The formal ARO group for unplanned events is the American Amateur Radio Relay League (ARRL) Amateur Radio Emergency Service (ARES). An ARES groups is typically organized by county and interacts with local authorities to respond when needed. As a participant in ARES in 2008 after Hurricane Ike, I worked with our county United Way to check on the distribution of supplies through the Food Bank.
Hams throughout the county, even those not affiliated with ARES, provided information on supplies — like the location of open gas stations. Other members of ARES were in the county emergency operations center. One of the training events for the county ARES, in conjunction with a local club, is an Iron Man event whose bike ride portion passes through part of a National Forest where cell phone coverage is minimal.

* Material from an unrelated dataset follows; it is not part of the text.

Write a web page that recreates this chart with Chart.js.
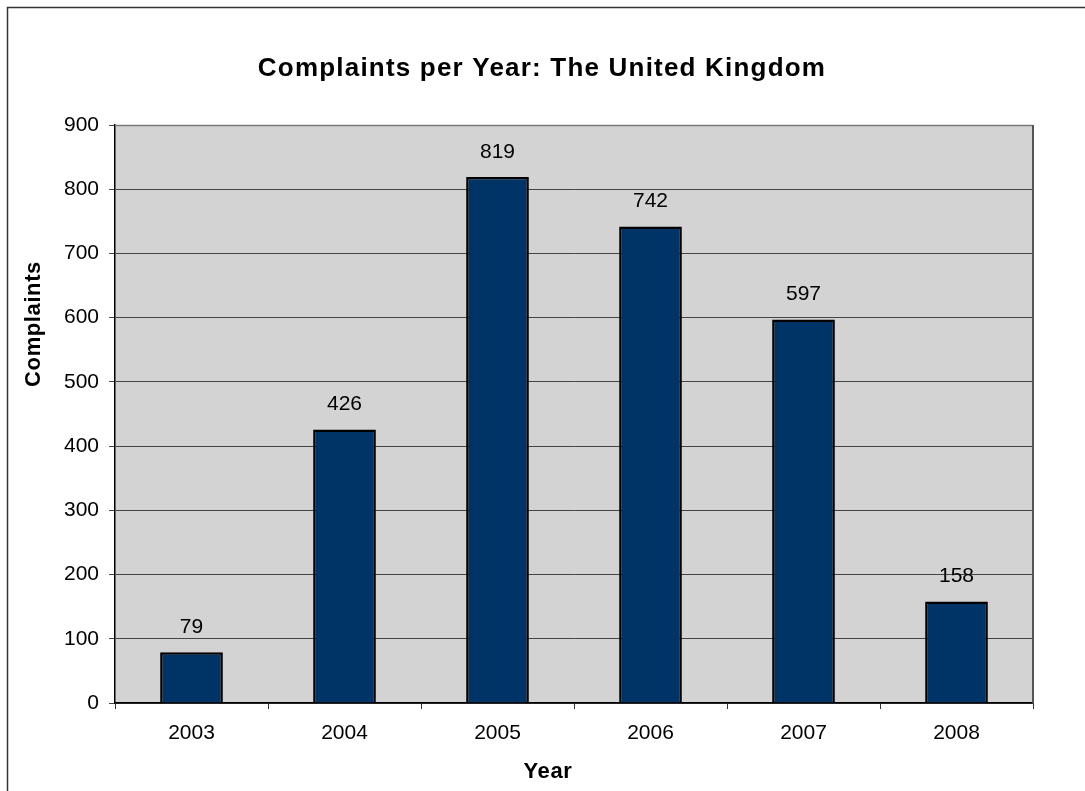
<!DOCTYPE html>
<html>
<head>
<meta charset="utf-8">
<script src="https://cdn.jsdelivr.net/npm/chart.js@4/dist/chart.umd.min.js"></script>
<style>
  html, body { margin: 0; padding: 0; background: #ffffff; }
  #wrap { width: 1085px; height: 791px; position: relative; }
</style>
</head>
<body>
<div id="wrap"><canvas id="c" width="1085" height="791"></canvas></div>
<script>
const chartTitle = 'Complaints per Year: The United Kingdom';
const xAxisTitle = 'Year';
const yAxisTitle = 'Complaints';
const years = ['2003', '2004', '2005', '2006', '2007', '2008'];
const complaints = [79, 426, 819, 742, 597, 158];
const yMin = 0;
const yMax = 900;
const yStep = 100;

const FONT = '"Liberation Sans", Arial, Helvetica, sans-serif';

const decor = {
  id: 'decor',
  beforeDraw(chart) {
    const ctx = chart.ctx;
    const a = chart.chartArea;
    ctx.save();
    ctx.fillStyle = '#ffffff';
    ctx.fillRect(0, 0, chart.width, chart.height);
    ctx.strokeStyle = '#333333';
    ctx.lineWidth = 1.5;
    ctx.strokeRect(7.5, 7.5, 1200, 1000);
    ctx.fillStyle = '#d3d3d3';
    ctx.fillRect(a.left, a.top, a.right - a.left, a.bottom - a.top);
    ctx.restore();
  },
  afterDraw(chart) {
    const ctx = chart.ctx;
    const a = chart.chartArea;
    ctx.save();
    ctx.strokeStyle = '#7a7a7a';
    ctx.lineWidth = 1.5;
    ctx.beginPath();
    ctx.moveTo(a.left, a.top + 0.5);
    ctx.lineTo(a.right, a.top + 0.5);
    ctx.stroke();
    ctx.strokeStyle = '#555555';
    ctx.lineWidth = 2;
    ctx.beginPath();
    ctx.moveTo(a.right, a.top);
    ctx.lineTo(a.right, a.bottom);
    ctx.stroke();

    ctx.fillStyle = '#000000';
    ctx.textAlign = 'center';
    ctx.textBaseline = 'middle';
    ctx.font = 'bold 26px ' + FONT;
    if ('letterSpacing' in ctx) ctx.letterSpacing = '1.2px';
    ctx.fillText(chartTitle, 542, 69);
    ctx.font = 'bold 22px ' + FONT;
    if ('letterSpacing' in ctx) ctx.letterSpacing = '0.6px';
    ctx.fillText(xAxisTitle, 548, 772);
    ctx.translate(34, 324);
    ctx.rotate(-Math.PI / 2);
    ctx.fillText(yAxisTitle, 0, 0);
    ctx.restore();
  },
  afterDatasetsDraw(chart) {
    const ctx = chart.ctx;
    const meta = chart.getDatasetMeta(0);
    ctx.save();
    ctx.fillStyle = '#000000';
    ctx.font = '21px ' + FONT;
    ctx.textAlign = 'center';
    ctx.textBaseline = 'middle';
    meta.data.forEach((bar, i) => {
      ctx.fillText(String(complaints[i]), bar.x, bar.y - 25);
    });
    ctx.restore();
  }
};

new Chart(document.getElementById('c'), {
  type: 'bar',
  data: {
    labels: years,
    datasets: [{
      data: complaints,
      backgroundColor: '#003366',
      borderColor: '#000000',
      borderWidth: 2.5,
      categoryPercentage: 1.0,
      barPercentage: 0.41
    }]
  },
  options: {
    responsive: false,
    devicePixelRatio: 1,
    animation: false,
    layout: { padding: { top: 125, right: 52, left: 0, bottom: 0 } },
    plugins: {
      legend: { display: false },
      tooltip: { enabled: false },
      title: { display: false }
    },
    scales: {
      x: {
        grid: {
          offset: true,
          drawOnChartArea: false,
          drawTicks: true,
          tickLength: 6,
          color: '#333333',
          lineWidth: 1
        },
        border: { display: true, color: '#000000', width: 1.5 },
        ticks: {
          color: '#000000',
          font: { family: FONT, size: 21 },
          padding: 12,
          maxRotation: 0
        },
        afterFit(scale) { scale.height = 88; }
      },
      y: {
        min: yMin,
        max: yMax,
        ticks: {
          stepSize: yStep,
          color: '#000000',
          font: { family: FONT, size: 21 },
          padding: 10
        },
        grid: {
          color: '#444444',
          lineWidth: 1,
          tickLength: 6
        },
        border: { display: true, color: '#000000', width: 1.5 },
        afterFit(scale) { scale.width = 115; }
      }
    }
  },
  plugins: [decor]
});
</script>
</body>
</html>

I got started with the MS-150 race in Houston back in 1997. That introduced me to a large number of hams who still know one another today even though I have moved some 40 miles away. We still meet at public service or other events. For instance, I ran into the ham who organized the 1997 MS-150 at the recent Houston Mini-Maker Faire. We chatted for awhile and then moved on knowing we’d see each other at another activity, possibly years from now. Public service events are great for using our radios, helping others, and meeting a terrific group of hams.